Wednesday, 15 April 2015

Chaitanya Charan Das Based on Bhagavad Gita Chapter 12

The spiritual may be unfamiliar but it’s not unnatural by Chaitanya Charan Das Based on Bhagavad Gita Chapter 12,
When we travel through an unfamiliar place, we often feel uncomfortable. Similarly, when we explore spirituality, we may feel uncomfortable because the concepts or customs may be unfamiliar, with the level of our discomfort depending on our background. Such discomfort may make us think, “All this spiritual stuff is unnatural for me.”
However, such thinking conflates the unfamiliar with the unnatural. The spiritual level of reality may be unfamiliar, but it is never unnatural, for the spiritual is the natural basis of all perception, including the perception that something is familiar or unfamiliar. Perception requires consciousness; so, matter being unconscious can’t be the source of perception.
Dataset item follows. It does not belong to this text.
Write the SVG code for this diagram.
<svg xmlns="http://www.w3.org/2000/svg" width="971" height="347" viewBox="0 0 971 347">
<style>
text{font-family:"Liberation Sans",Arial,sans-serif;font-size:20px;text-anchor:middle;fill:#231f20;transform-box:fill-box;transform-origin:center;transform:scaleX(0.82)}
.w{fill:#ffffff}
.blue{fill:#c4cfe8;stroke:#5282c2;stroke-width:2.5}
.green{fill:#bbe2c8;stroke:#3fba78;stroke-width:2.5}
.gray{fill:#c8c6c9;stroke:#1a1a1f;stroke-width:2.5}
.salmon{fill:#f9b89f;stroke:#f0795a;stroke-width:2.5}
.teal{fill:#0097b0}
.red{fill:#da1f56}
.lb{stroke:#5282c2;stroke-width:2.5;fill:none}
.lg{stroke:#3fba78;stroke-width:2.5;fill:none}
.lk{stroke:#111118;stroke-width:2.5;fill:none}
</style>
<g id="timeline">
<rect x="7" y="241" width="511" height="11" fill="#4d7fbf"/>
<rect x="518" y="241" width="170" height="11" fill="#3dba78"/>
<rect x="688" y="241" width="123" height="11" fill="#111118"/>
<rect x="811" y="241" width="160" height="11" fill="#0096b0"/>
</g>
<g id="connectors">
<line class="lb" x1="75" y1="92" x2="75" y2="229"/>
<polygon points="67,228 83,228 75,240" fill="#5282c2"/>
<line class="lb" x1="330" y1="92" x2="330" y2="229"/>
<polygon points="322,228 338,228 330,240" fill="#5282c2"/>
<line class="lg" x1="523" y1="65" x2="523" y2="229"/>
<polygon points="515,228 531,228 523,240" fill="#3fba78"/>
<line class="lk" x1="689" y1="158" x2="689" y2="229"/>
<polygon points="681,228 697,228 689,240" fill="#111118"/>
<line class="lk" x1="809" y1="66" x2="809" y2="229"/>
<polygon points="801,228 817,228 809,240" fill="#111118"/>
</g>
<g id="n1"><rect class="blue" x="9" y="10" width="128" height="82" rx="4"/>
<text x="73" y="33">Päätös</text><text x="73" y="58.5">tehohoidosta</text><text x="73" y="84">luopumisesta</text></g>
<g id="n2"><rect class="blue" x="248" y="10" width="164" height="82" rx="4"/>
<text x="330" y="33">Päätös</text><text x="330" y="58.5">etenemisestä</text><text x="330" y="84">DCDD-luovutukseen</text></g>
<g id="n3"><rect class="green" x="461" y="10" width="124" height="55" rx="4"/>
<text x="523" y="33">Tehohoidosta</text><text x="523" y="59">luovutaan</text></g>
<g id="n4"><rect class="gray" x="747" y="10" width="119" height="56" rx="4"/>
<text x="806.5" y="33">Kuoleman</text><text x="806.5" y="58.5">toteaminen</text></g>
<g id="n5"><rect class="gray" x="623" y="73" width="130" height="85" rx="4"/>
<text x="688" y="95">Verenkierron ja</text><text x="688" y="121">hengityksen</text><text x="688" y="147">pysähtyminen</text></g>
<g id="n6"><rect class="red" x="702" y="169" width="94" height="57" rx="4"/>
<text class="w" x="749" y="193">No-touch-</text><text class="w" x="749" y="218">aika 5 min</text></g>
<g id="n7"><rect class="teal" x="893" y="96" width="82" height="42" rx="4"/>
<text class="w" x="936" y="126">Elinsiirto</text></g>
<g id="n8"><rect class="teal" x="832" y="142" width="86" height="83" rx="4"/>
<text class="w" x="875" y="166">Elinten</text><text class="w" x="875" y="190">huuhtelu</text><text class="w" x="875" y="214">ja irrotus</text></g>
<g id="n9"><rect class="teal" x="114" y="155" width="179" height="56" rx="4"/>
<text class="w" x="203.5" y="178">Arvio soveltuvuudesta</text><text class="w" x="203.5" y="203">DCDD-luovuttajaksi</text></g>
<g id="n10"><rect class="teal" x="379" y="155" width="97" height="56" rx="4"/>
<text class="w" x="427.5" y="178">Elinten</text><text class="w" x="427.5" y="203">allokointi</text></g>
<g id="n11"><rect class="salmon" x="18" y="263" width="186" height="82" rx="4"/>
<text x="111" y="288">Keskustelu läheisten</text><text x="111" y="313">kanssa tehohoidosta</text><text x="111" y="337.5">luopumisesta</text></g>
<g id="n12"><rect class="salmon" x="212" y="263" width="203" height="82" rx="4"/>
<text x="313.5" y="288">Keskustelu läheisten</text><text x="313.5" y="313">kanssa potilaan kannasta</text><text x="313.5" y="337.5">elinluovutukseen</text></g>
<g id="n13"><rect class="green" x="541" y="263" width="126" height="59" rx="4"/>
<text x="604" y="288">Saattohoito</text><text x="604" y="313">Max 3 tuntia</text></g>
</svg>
Gita wisdom explains that consciousness comes from the non-material spark of spirit within us, the soul, which is the actual person, the real me. The material body is our temporary outer covering and the material world is our temporary outer arena.
We will find bhakti experiences of Krishna so fulfilling, enriching and transforming that we will realize that Krishna consciousness is neither unnatural nor unfamiliar, but is our home territory.
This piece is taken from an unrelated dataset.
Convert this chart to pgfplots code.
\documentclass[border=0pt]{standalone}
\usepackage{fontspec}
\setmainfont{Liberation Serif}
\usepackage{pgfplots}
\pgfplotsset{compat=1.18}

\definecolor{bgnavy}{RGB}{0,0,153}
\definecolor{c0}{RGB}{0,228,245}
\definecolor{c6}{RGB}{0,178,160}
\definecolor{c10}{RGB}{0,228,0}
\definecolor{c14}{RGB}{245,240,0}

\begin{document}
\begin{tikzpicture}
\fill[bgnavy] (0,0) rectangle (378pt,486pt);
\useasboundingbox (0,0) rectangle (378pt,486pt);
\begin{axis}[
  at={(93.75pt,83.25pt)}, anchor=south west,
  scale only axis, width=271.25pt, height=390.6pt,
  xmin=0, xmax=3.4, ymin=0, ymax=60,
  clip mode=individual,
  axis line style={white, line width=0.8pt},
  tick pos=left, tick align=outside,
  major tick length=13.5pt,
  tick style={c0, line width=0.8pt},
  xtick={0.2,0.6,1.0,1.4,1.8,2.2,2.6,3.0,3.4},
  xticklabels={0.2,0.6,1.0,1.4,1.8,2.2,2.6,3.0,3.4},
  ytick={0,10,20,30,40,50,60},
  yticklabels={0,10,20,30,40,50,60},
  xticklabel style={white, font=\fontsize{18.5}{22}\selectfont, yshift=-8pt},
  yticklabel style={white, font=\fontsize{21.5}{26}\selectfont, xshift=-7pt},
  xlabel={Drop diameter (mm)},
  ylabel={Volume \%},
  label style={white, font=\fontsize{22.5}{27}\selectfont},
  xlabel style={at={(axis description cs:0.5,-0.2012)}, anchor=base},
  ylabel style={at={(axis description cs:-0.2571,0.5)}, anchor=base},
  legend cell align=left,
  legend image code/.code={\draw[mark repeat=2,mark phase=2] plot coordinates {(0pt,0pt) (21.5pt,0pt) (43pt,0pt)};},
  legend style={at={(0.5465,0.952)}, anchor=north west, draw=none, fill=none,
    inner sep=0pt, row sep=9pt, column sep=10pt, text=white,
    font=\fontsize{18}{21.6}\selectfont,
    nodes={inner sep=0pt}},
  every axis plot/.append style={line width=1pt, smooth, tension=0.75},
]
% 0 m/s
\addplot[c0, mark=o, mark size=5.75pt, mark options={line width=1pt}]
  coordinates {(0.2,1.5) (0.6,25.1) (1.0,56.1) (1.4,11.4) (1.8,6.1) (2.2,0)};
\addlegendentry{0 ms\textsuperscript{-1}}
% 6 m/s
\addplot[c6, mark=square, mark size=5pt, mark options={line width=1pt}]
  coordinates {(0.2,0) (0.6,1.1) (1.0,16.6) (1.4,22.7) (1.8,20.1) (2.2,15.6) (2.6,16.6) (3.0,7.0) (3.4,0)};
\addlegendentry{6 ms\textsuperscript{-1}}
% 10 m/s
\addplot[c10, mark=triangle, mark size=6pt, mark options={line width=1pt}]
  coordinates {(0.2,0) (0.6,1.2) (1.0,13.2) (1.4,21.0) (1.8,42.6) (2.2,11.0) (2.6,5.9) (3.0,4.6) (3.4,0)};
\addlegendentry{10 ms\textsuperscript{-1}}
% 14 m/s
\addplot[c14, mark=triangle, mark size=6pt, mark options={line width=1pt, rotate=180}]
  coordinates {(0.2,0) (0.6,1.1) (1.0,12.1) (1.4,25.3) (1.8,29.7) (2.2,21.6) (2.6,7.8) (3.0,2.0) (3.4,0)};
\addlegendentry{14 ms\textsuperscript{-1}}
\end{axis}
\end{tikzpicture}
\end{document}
Thus, it is matter that is foreign to us, not spirit. And even if presently the spiritual seems unfamiliar, we can familiarize ourselves with it intellectually and experientially: intellectually by studying Gita wisdom, and experientially by practicing yoga, especially bhakti-yoga. This yoga of love is a time-tested process that delivers experience of the highest spiritual reality: the all-attractive Supreme, the natural Lord of our heart, Krishna. Over time, we will find bhakti experiences of Krishna so fulfilling, enriching and transforming that we will realize that Krishna consciousness is neither unnatural nor unfamiliar, but is our home territory. Further, we will realize that thoughts disconnected from Krishna are foreign terrain – sooner or later, they leave us hankering or lamenting about external sources of pleasure.

By diligent bhakti practice, we will become so sheltered in Krishna that even if we are externally in unfamiliar situations, we will still feel at home internally (Bhagavad-gita 12.19: aniketah sthira-matir).